Not sure how I'd go with the humidity and based on the recommendation of my friend and new housemate Simon, we decided to start small by heading out to the nearby Tamborine National Park to tackle the 2.6 kilometre Sandy Creek Circuit, also known as the Knoll Walking Track or even the Cameron Falls Track.



From the Knoll area car park, Simon, Alissa, our other new housemate Zach and I followed the track as it descended from the picnic area and parklands down into the forest.



While many of the trees in the Gold Coast forests are eucalypts, the sub-tropical rainforests of the area are completely different from the dry, often burnt Jarrah of the Perth region or even the majestic Karri and Tingle Trees of the South West. Instead, the tall palms and Wararie trees made the area look closer in appearance to somewhere like Singapore due to their lushness.



From the descending path, we eventually reached the main trail as it made its loop. Having done this walk before, Simon informed us that a waterfall was closer to the right of the trail junction. Wanting to save the best for last, we decided that walking in a clockwise direction was probably a better way for us to program the experience.



A nice aspect of this short walk was the abundance of name plaques attached to many of the trees in the area. For visitors who were unfamiliar with the forest species, this was a great way for us get to know our new environment.



We were not very far into the walk when we came to a bridge crossing the eponymous Sandy Creek. Being used to the horribly dry Perth summer, being able to see a creek with such a healthy flow was something of a novelty and we decided to head off the track and check out the waters more closely.



Due to the humidity, it was a real treat to dip our toes into the water and cool off a little. This was a really stunning section of the forest and an early highlight along this trail.



After taking Simon's photo as he sat on the rock, we realised that a large spider was just to my left. Simon looked down and saw that another one of these spiders had been right under him and he quickly hopped off the rock and away!



After a bit of time enjoying the stream, we continued on along the track as we made our way through more beautiful rainforest. Relatively flat, the walking was quite easy going, making for a high amount of reward for very little effort.



As we followed the trail, we were privy to some stunning glimpses of the creek through the beautiful trees along its banks.





The trail leaves the dense, lush forest as it reaches the edge of a cliff line, with the trail continuing on the right.

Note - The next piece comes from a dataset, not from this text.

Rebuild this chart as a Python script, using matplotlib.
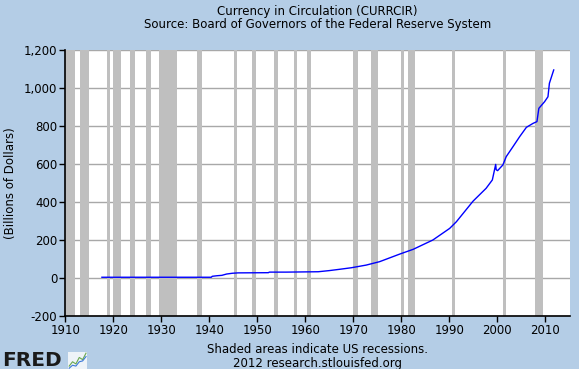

Before heading right, we decided to check out a lookout that branches off to the left at the trail junction.



The lookout provides excellent views across the surrounding landscape, particularly of the valley below. Unfortunately, tree growth has resulted in less than satisfactory views of Cameron Falls itself, with only the barest of glimpses provided from this viewpoint



Heading back onto the trail, we began the short journey to the head of the falls. We would discover that the falls thankfully did not feature any safety barriers, and a warning sign in several languages alerts visitors to the potential danger in no uncertain terms.



Getting to the head of Cameron Falls was arguably the best moment of the entire trail, with stunning views of the falls and the surrounding landscape.

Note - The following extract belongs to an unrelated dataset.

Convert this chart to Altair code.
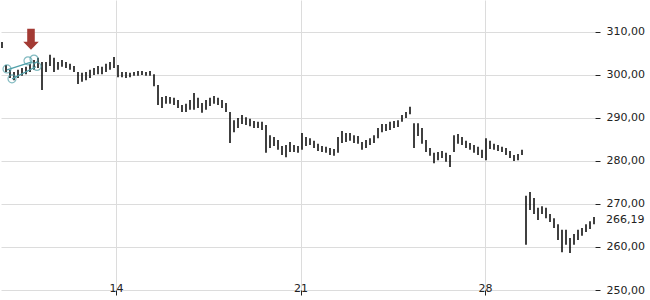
import altair as alt
import pandas as pd

# Intraday bar extremes (price), left to right
highs = [307.7, 302.3, 301.2, 300.7, 301.2, 301.6, 301.9, 302.6, 303.5, 304.0,
         303.0, 303.0, 304.7, 304.0, 303.0, 303.5, 303.0, 302.6, 302.1, 300.7,
         300.5, 300.7, 301.2, 301.6, 302.1, 301.9, 302.6, 303.0, 304.2, 302.3,
         300.7, 300.7, 300.5, 300.7, 300.9, 300.9, 300.7, 300.9, 300.2, 297.7,
         294.9, 295.1, 294.9, 294.7, 294.2, 293.0, 293.3, 294.2, 295.8, 294.7,
         293.5, 294.2, 294.7, 295.1, 294.7, 294.2, 293.5, 291.4, 289.5, 290.0,
         290.7, 290.2, 289.8, 289.3, 289.1, 289.1, 288.4, 286.0, 285.6, 284.9,
         283.5, 283.7, 284.4, 283.7, 283.5, 286.5, 285.6, 285.3, 284.7, 284.0,
         283.5, 283.3, 283.0, 282.8, 285.6, 287.0, 286.5, 286.5, 286.0, 285.8,
         284.4, 284.9, 285.3, 286.0, 287.7, 288.6, 288.6, 289.1, 289.3, 289.5,
         290.7, 291.4, 292.6, 288.8, 288.8, 287.7, 284.9, 283.0, 281.9, 282.1,
         282.3, 281.9, 281.4, 286.0, 286.3, 285.6, 284.7, 284.2, 283.7, 283.3,
         282.6, 285.3, 284.7, 284.0, 283.7, 283.3, 283.0, 282.3, 281.4, 281.6,
         282.6,
         271.9, 272.8, 271.4, 269.1, 269.5, 269.1, 267.7, 266.7, 265.3, 264.0,
         264.0, 262.1, 263.0, 264.0, 264.4, 265.3, 266.0, 267.0]
lows = [306.3, 300.7, 299.3, 298.8, 299.3, 299.8, 300.2, 300.7, 301.2, 301.6,
        296.5, 300.7, 302.1, 300.7, 301.2, 301.9, 301.6, 301.2, 300.7, 297.9,
        298.4, 298.8, 299.3, 300.0, 300.2, 300.2, 300.7, 301.2, 301.6, 299.5,
        299.5, 299.3, 299.5, 299.8, 299.8, 300.0, 299.8, 299.8, 297.4, 293.0,
        292.3, 293.3, 293.3, 293.0, 292.3, 291.4, 291.4, 291.9, 291.9, 292.3,
        291.2, 291.9, 292.8, 293.3, 293.0, 292.3, 291.4, 284.2, 286.7, 287.7,
        288.6, 288.4, 288.1, 287.7, 287.7, 287.2, 281.9, 283.0, 283.5, 282.6,
        281.4, 280.9, 282.1, 282.1, 281.9, 282.6, 283.5, 283.7, 283.0, 282.3,
        282.1, 281.9, 281.4, 281.2, 281.9, 284.2, 284.4, 284.7, 284.2, 284.0,
        282.6, 283.0, 283.7, 284.2, 285.3, 286.7, 287.0, 287.2, 287.7, 287.9,
        289.1, 290.0, 290.9, 283.0, 285.8, 284.0, 282.1, 281.2, 279.5, 280.2,
        280.7, 279.8, 278.6, 282.1, 284.0, 283.7, 283.0, 282.6, 281.9, 281.4,
        280.7, 280.2, 282.8, 282.6, 282.3, 282.1, 281.4, 280.7, 280.0, 280.2,
        281.4,
        260.5, 268.6, 267.7, 266.3, 267.7, 266.7, 265.8, 264.4, 261.6, 258.8,
        260.5, 258.6, 260.5, 261.6, 262.6, 263.5, 264.2, 265.3]

# Time axis in (fractional) days of the month, regular intraday sampling
PX_PER_DAY = 26.36
D0 = 9.637
D1 = D0 + 594 / PX_PER_DAY
T0 = D0 + 1 / PX_PER_DAY
STEP = 4 / PX_PER_DAY
times = [round(T0 + i * STEP, 6) for i in range(len(highs))]

x_ticks = [14, 21, 28]
y_ticks = [250, 260, 270, 280, 290, 300, 310]
last_price = 266.19

# Pattern markers (teal circles + lines) and the signal arrow
circle_t = [9.865, 10.054, 10.661, 10.889, 11.003]
circle_p = [301.4, 299.1, 303.3, 303.7, 302.0]
line_id = ["a", "a", "b", "b"]
line_t = [9.865, 10.775, 10.054, 10.965]
line_p = [301.2, 303.0, 299.1, 301.9]
arrow_t = [10.775]
arrow_p = [308.3]

bars = pd.DataFrame({"t": times, "high": highs, "low": lows})
circles = pd.DataFrame({"t": circle_t, "p": circle_p})
plines = pd.DataFrame({"id": line_id, "t": line_t, "p": line_p})
arrow = pd.DataFrame({"t": arrow_t, "p": arrow_p})

FONT = "DejaVu Sans"
xscale = alt.Scale(domain=[D0, D1], nice=False, zero=False)
yscale = alt.Scale(domain=[250, 317.44], nice=False, zero=False)

yaxis = alt.Axis(
    orient="right",
    values=y_ticks,
    labelExpr="replace(format(datum.value, '.2f'), '.', ',')",
    title=None,
    domain=False,
    grid=True,
    gridColor="#dcdcdc",
    tickColor="#222",
    tickSize=5,
    labelPadding=6,
    labelFont=FONT,
    labelFontSize=11,
    labelColor="#222",
    labelOverlap=False,
    labelFlush=False,
)
xaxis = alt.Axis(
    values=x_ticks,
    format="d",
    title=None,
    domain=False,
    grid=True,
    gridColor="#dcdcdc",
    tickColor="#222",
    tickSize=5,
    labelBaseline="alphabetic",
    labelPadding=-4,
    labelFont=FONT,
    labelFontSize=11,
    labelColor="#222",
    labelFlush=False,
)

bar_layer = alt.Chart(bars).mark_rule(color="#000000", strokeWidth=1.5).encode(
    x=alt.X("t:Q", scale=xscale, axis=xaxis),
    y=alt.Y("low:Q", scale=yscale, axis=yaxis),
    y2="high:Q",
)

line_layer = alt.Chart(plines).mark_line(color="#4f9fa8", strokeWidth=1.2).encode(
    x=alt.X("t:Q", scale=xscale, axis=xaxis),
    y=alt.Y("p:Q", scale=yscale, axis=yaxis),
    detail="id:N",
)

circle_layer = alt.Chart(circles).mark_point(
    shape="circle", filled=False, color="#4f9fa8", size=64, strokeWidth=1.2
).encode(
    x=alt.X("t:Q", scale=xscale, axis=xaxis),
    y=alt.Y("p:Q", scale=yscale, axis=yaxis),
)

arrow_path = "M-0.36,-1 L0.36,-1 L0.36,0.24 L0.74,0.24 L0,1 L-0.74,0.24 L-0.36,0.24 Z"
arrow_layer = alt.Chart(arrow).mark_point(
    shape=arrow_path, filled=True, color="#a33a34", size=441, opacity=1
).encode(
    x=alt.X("t:Q", scale=xscale, axis=xaxis),
    y=alt.Y("p:Q", scale=yscale, axis=yaxis),
)

last_df = pd.DataFrame({"p": [last_price], "label": ["266,19"]})
last_layer = alt.Chart(last_df).mark_text(
    align="left", baseline="middle", font=FONT, fontSize=11, color="#222", dx=11
).encode(
    x=alt.value(594),
    y=alt.Y("p:Q", scale=yscale, axis=yaxis),
    text="label:N",
)

chart = alt.layer(bar_layer, line_layer, circle_layer, arrow_layer, last_layer).properties(
    width=594, height=290, padding=0
).configure_view(stroke=None)

chart.save("out.html", embed_options={"renderer": "svg", "actions": False})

The lack of railings means you can get a good look at the falls in action, however the warning signs are definitely on point when it comes to bringing attention to the inherent danger of getting so close to the edge. Walkers really need to use their judgement and common sense in keeping a reasonably safe distance from what could be a fairly precipitous drop. 





Continuing along, the trail begins its slow, steady climb back to complete the loop as it reenters some lovely rainforest.



Although we had seen many of the rainforest trees throughout the entire walk, the last few metres of the loop's end featured some of the most impressive specimens of the entire track, with strangler figs growing around a number of the tallest trees. From there it was a simple matter of following the trail back up to the picnic area and car park at the start of the Knoll section.



At the car park, there is a large lookout overlooking the surrounding plains. With trees having grown into the field of view, the views were not as impressive it was from the head of Cameron Falls, however we noticed something more interesting happening just to the right of the lookout.



A large and inquisitive goanna had crept up on a couple having a picnic and began tasting an empty tray of chocolate biscuits. The goanna would taste the tray for a bit, back off slightly and then go back to the tray again. This continued for several minutes before the gonna moved over to another area of the lawn nearby. I've seen may of these creatures and their localised species relatives on our hikes throughout Australia, but seeing one this calm around people was quite a rarity.

Although a short walk, the Sandy Creek Circuit was a great introduction to hiking in South East Queensland. The blend of subtropical forest, Sandy Creek and the spectacular Cameron Falls all added up a thoroughly enjoyable experience. While there are better and longer walks in Springbrook and Lamington National Parks, Tamborine's close proximity to the Gold Coast makes it a convenient walk that is well worth a visit.